Pod koniec grudnia ubiegłego roku satyryk Jan Pietrzak wywołał burzę wypowiedzią w TV Republika o tym, że miejsce dla imigrantów, których do Polski "wpychają Niemcy", jest w barakach po byłych obozach koncentracyjnych. Swoją opinię nazwał „okrutnym żartem”.
Jak pisała 2 stycznia 2024 roku na łamach rp.pl Grażyna Zawadka, na polecenie Prokuratura Generalnego oraz w związku z zawiadomieniami wpływającymi do Prokuratury Okręgowej w Warszawie, wszczęto postępowanie dotyczące wypowiedzi uczestnika programu wyemitowanego w dniu 31 grudnia 2023 roku w Telewizji Republika.
- Dochodzenie Prokuratury Okręgowej w Warszawie dotyczyć będzie publicznego znieważenia grupy ludności z powodu ich przynależności narodowej i etnicznej, czyli z art. 257 Kodeksu karnego. Aktualnie w sprawie gromadzony jest materiał dowodowy. Postępowanie prowadzone jest w sprawie, co oznacza, że nikomu nie przedstawiono zarzutów – wskazywał wówczas prok. Szymon Banna, rzecznik Prokuratury Okręgowej w Warszawie.
Prokuratura: przedstawił swoją opinię na temat polityki
Dziennikarze branżowego portalu WirtualneMedia.pl zapytali prokuraturę na jakim etapie jest śledztwo. - Przedmiotowe postępowanie zostało zakończone w marcu br. wydaniem postanowienia o umorzeniu śledztwa wobec braku znamion czynu zabronionego – powiedział prok. Szymon Banna, rzecznik warszawskiej prokuratury.
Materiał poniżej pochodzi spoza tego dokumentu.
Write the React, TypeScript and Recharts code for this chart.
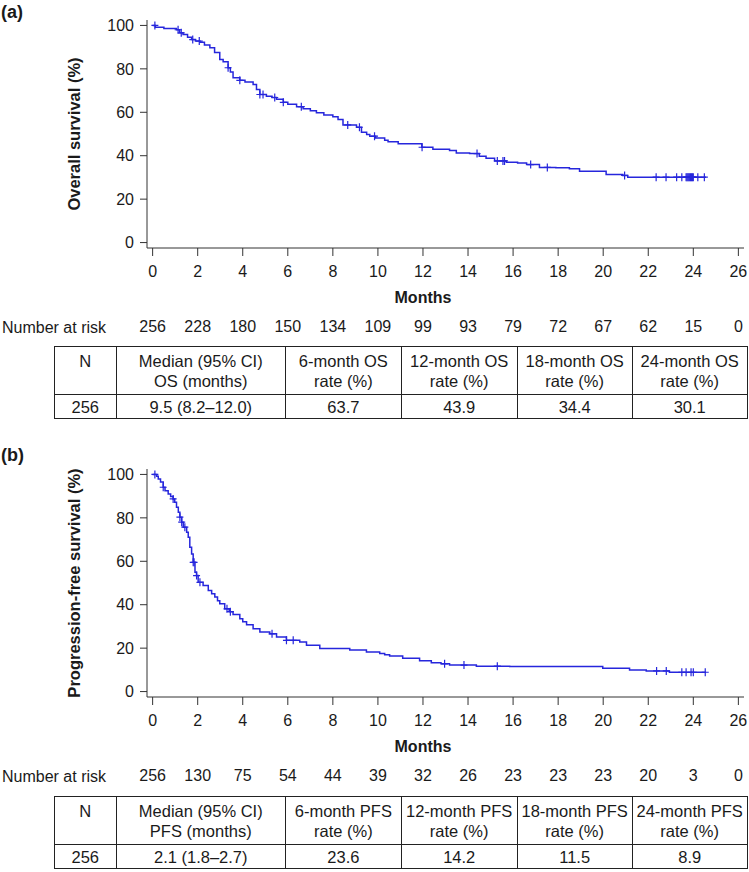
import React from 'react';
import { ComposedChart, Line, Scatter, XAxis, YAxis } from 'recharts';

const monthTicks = [0, 2, 4, 6, 8, 10, 12, 14, 16, 18, 20, 22, 24, 26];
const survivalTicks = [0, 20, 40, 60, 80, 100];

// ---- Overall survival (panel a) ----
const osMonths = [0, 0.12, 0.5, 1.06, 1.2, 1.35, 1.55, 1.73, 1.9, 2.1, 2.3, 2.54, 2.75, 2.98, 3.13, 3.35, 3.45, 3.57, 3.87, 4.1, 4.46, 4.61, 4.76, 5.05, 5.3, 5.5, 5.8, 6.0, 6.39, 6.68, 7.0, 7.27, 7.6, 8.0, 8.23, 8.45, 9.05, 9.27, 9.5, 9.64, 9.9, 10.3, 10.45, 10.9, 11.95, 12.44, 13.18, 13.48, 14.07, 14.5, 14.8, 15.18, 15.7, 16.2, 16.6, 17.17, 17.9, 18.5, 18.95, 20.13, 20.87, 21.09, 24.56];
const osSurvival = [100, 99.2, 98.6, 98.0, 96.6, 95.8, 94.5, 93.5, 92.8, 92.3, 91.0, 89.7, 87.5, 84.3, 83.3, 80.5, 78.5, 75.9, 74.7, 74.0, 72.8, 70.5, 68.2, 67.4, 66.8, 66.0, 64.6, 63.7, 62.6, 61.6, 60.7, 59.8, 58.8, 57.9, 56.7, 54.2, 53.1, 50.8, 49.8, 49.0, 48.2, 47.1, 46.4, 45.5, 43.9, 43.0, 42.4, 41.3, 41.0, 39.8, 38.8, 37.6, 37.0, 36.7, 35.9, 34.6, 34.4, 34.0, 32.9, 31.3, 30.9, 30.1, 30.1];
const osCensorMonths = [0.1, 1.13, 1.27, 1.78, 2.07, 3.35, 3.87, 4.76, 4.9, 5.42, 5.8, 6.6, 8.66, 9.18, 9.85, 11.96, 14.4, 15.3, 15.55, 15.62, 16.78, 17.52, 20.95, 22.35, 22.79, 23.26, 23.49, 23.68, 23.72, 23.76, 23.8, 23.84, 23.88, 23.92, 23.96, 24.0, 24.2, 24.49];
const osAtRisk = [256, 228, 180, 150, 134, 109, 99, 93, 79, 72, 67, 62, 15, 0];
const osHeader = [['N'], ['Median (95% CI)', 'OS (months)'], ['6-month OS', 'rate (%)'], ['12-month OS', 'rate (%)'], ['18-month OS', 'rate (%)'], ['24-month OS', 'rate (%)']];
const osRow = ['256', '9.5 (8.2–12.0)', '63.7', '43.9', '34.4', '30.1'];

// ---- Progression-free survival (panel b) ----
const pfsMonths = [0, 0.18, 0.25, 0.35, 0.47, 0.55, 0.69, 0.8, 0.91, 0.98, 1.06, 1.14, 1.21, 1.29, 1.36, 1.51, 1.58, 1.65, 1.73, 1.8, 1.88, 1.95, 2.02, 2.24, 2.47, 2.62, 2.76, 2.88, 2.98, 3.2, 3.4, 3.57, 3.87, 4.0, 4.17, 4.46, 4.76, 5.2, 5.5, 5.94, 6.53, 6.83, 7.42, 8.75, 9.49, 10.08, 10.3, 10.52, 11.1, 11.85, 12.37, 12.8, 13.18, 14.37, 15.85, 19.98, 21.17, 21.91, 22.94, 24.56];
const pfsSurvival = [100, 99.2, 97.9, 96.5, 94.1, 92.5, 91.0, 89.8, 88.7, 87.2, 84.9, 82.6, 80.3, 78.0, 75.7, 73.4, 71.1, 66.5, 63.4, 59.5, 54.9, 53.4, 50.3, 48.8, 46.5, 45.0, 43.5, 41.8, 40.4, 38.1, 36.8, 35.5, 33.5, 32.2, 30.8, 28.9, 27.4, 26.6, 25.1, 23.6, 22.8, 21.3, 19.8, 19.2, 18.2, 17.5, 17.0, 16.4, 15.3, 14.2, 13.3, 12.8, 12.2, 11.7, 11.5, 10.7, 9.9, 9.5, 8.9, 8.9];
const pfsCensorMonths = [0.1, 0.47, 0.91, 1.21, 1.29, 1.43, 1.8, 1.84, 1.95, 2.1, 3.3, 3.45, 5.3, 5.94, 6.24, 12.96, 13.82, 15.3, 22.37, 22.8, 23.49, 23.68, 23.9, 24.0, 24.53];
const pfsAtRisk = [256, 130, 75, 54, 44, 39, 32, 26, 23, 23, 23, 20, 3, 0];
const pfsHeader = [['N'], ['Median (95% CI)', 'PFS (months)'], ['6-month PFS', 'rate (%)'], ['12-month PFS', 'rate (%)'], ['18-month PFS', 'rate (%)'], ['24-month PFS', 'rate (%)']];
const pfsRow = ['256', '2.1 (1.8–2.7)', '23.6', '14.2', '11.5', '8.9'];

const colWidths = [61.5, 169.5, 115.7, 116, 115, 115];
const FONT = '"Liberation Sans", Arial, sans-serif';
const BLUE = '#2626dc';
const TEXT = '#1a1a1a';

function stepAt(months: number[], values: number[], t: number) {
  let v = values[0];
  for (let i = 0; i < months.length; i++) if (months[i] <= t) v = values[i];
  return v;
}

const CensorMark = (props: any) => {
  const { cx, cy } = props;
  if (cx == null || cy == null) return null;
  return <path d={`M${cx - 3.5},${cy}h7M${cx},${cy - 4}v8`} stroke={BLUE} strokeWidth={1.2} fill="none" />;
};

type PanelProps = {
  top: number;
  letter: string;
  letterTop: number;
  yLabel: string;
  months: number[];
  values: number[];
  censor: number[];
  atRisk: number[];
  header: string[][];
  row: string[];
  tableTop: number;
};

function Panel(p: PanelProps) {
  const curve = p.months.map((m, i) => ({ m, v: p.values[i] }));
  const marks = p.censor.map((m) => ({ m, v: stepAt(p.months, p.values, m) }));
  const cell: React.CSSProperties = { border: '1px solid #222', padding: 0, textAlign: 'center', verticalAlign: 'middle', whiteSpace: 'nowrap' };
  return (
    <div style={{ position: 'absolute', left: 0, top: p.top, width: 749, height: 430 }}>
      <div style={{ position: 'absolute', left: 1, top: p.letterTop, fontWeight: 'bold', fontSize: 18, lineHeight: '18px', color: TEXT }}>{p.letter}</div>
      <ComposedChart width={749} height={343} margin={{ top: 20, right: 5, bottom: 0, left: 0 }}>
        <XAxis
          xAxisId="m"
          dataKey="m"
          type="number"
          domain={[-0.25, 26.25]}
          ticks={monthTicks}
          interval={0}
          allowDataOverflow
          height={60}
          tickSize={8}
          tickMargin={10}
          stroke="#333"
          tick={{ fill: TEXT, fontSize: 16 }}
          label={{
            content: (lp: any) => {
              const vb = lp.viewBox || { x: 147, y: 248, width: 597 };
              return (
                <text x={vb.x + vb.width * (12.25 / 26.5)} y={vb.y + 54.5} textAnchor="middle" fontWeight="bold" fontSize={16} fill={TEXT}>
                  Months
                </text>
              );
            },
          }}
        />
        <XAxis
          xAxisId="risk"
          dataKey="m"
          type="number"
          domain={[-0.25, 26.25]}
          ticks={monthTicks}
          interval={0}
          allowDataOverflow
          height={35}
          axisLine={false}
          tickLine={false}
          tickSize={0}
          tickMargin={13}
          tick={{ fill: TEXT, fontSize: 16 }}
          tickFormatter={(v: number) => String(p.atRisk[monthTicks.indexOf(v)])}
          label={{
            content: (lp: any) => {
              const vb = lp.viewBox || { y: 308 };
              return (
                <text x={2} y={vb.y + 24.7} textAnchor="start" fontSize={16} fill={TEXT}>
                  Number at risk
                </text>
              );
            },
          }}
        />
        <YAxis
          dataKey="v"
          type="number"
          domain={[-2.5, 102.5]}
          ticks={survivalTicks}
          interval={0}
          allowDataOverflow
          width={147}
          tickSize={7}
          tickMargin={6}
          stroke="#333"
          tick={{ fill: TEXT, fontSize: 16 }}
          label={{
            content: (lp: any) => {
              const vb = lp.viewBox || { y: 20, height: 228 };
              const cy = vb.y + vb.height / 2;
              return (
                <text x={80} y={cy} transform={`rotate(-90 80 ${cy})`} textAnchor="middle" fontWeight="bold" fontSize={16.5} fill={TEXT}>
                  {p.yLabel}
                </text>
              );
            },
          }}
        />
        <Line xAxisId="risk" data={curve} dataKey="v" type="stepAfter" stroke="none" strokeWidth={0} dot={false} activeDot={false} isAnimationActive={false} legendType="none" />
        <Line xAxisId="m" data={curve} dataKey="v" type="stepAfter" stroke={BLUE} strokeWidth={1.5} dot={false} activeDot={false} isAnimationActive={false} />
        <Scatter xAxisId="m" data={marks} dataKey="v" shape={CensorMark} isAnimationActive={false} />
      </ComposedChart>
      <table
        style={{
          position: 'absolute',
          left: 54,
          top: p.tableTop,
          width: 693,
          borderCollapse: 'collapse',
          tableLayout: 'fixed',
          fontSize: 16.5,
          color: TEXT,
          fontFamily: FONT,
        }}
      >
        <colgroup>
          {colWidths.map((w, i) => (
            <col key={i} style={{ width: w }} />
          ))}
        </colgroup>
        <tbody>
          <tr style={{ height: 48 }}>
            {p.header.map((lines, i) => (
              <td key={i} style={{ ...cell, verticalAlign: 'top', paddingTop: 4, lineHeight: '20px' }}>
                {lines.map((l, j) => (
                  <div key={j}>{l}</div>
                ))}
              </td>
            ))}
          </tr>
          <tr style={{ height: 24 }}>
            {p.row.map((c, i) => (
              <td key={i} style={{ ...cell, lineHeight: '20px' }}>{c}</td>
            ))}
          </tr>
        </tbody>
      </table>
    </div>
  );
}

export default function App() {
  return (
    <div style={{ position: 'absolute', left: 0, top: 0, width: 749, height: 872, background: '#fff', fontFamily: FONT, overflow: 'hidden' }}>
      <Panel
        top={0}
        letter="(a)"
        letterTop={3}
        yLabel="Overall survival (%)"
        months={osMonths}
        values={osSurvival}
        censor={osCensorMonths}
        atRisk={osAtRisk}
        header={osHeader}
        row={osRow}
        tableTop={346}
      />
      <Panel
        top={449}
        letter="(b)"
        letterTop={-3}
        yLabel="Progression-free survival (%)"
        months={pfsMonths}
        values={pfsSurvival}
        censor={pfsCensorMonths}
        atRisk={pfsAtRisk}
        header={pfsHeader}
        row={pfsRow}
        tableTop={347}
      />
    </div>
  );
}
- Analiza zgromadzonego w sprawie materiału dowodowego wykazała, że Jan P. wypowiadał się na temat bieżących spraw dotyczących sytuacji w Polsce. Rozmówca w trakcie całego wywiadu przedstawił swoją opinię na temat polityki. Wypowiedzi Jana P. w trakcie wywiadu w dniu 31 grudnia 2023 roku nie zawierały gróźb bezprawnych, nie zawierały nawoływania do popełnienia przestępstw na szkodę kogokolwiek. Postanowienie jest prawomocne – dodał Banna.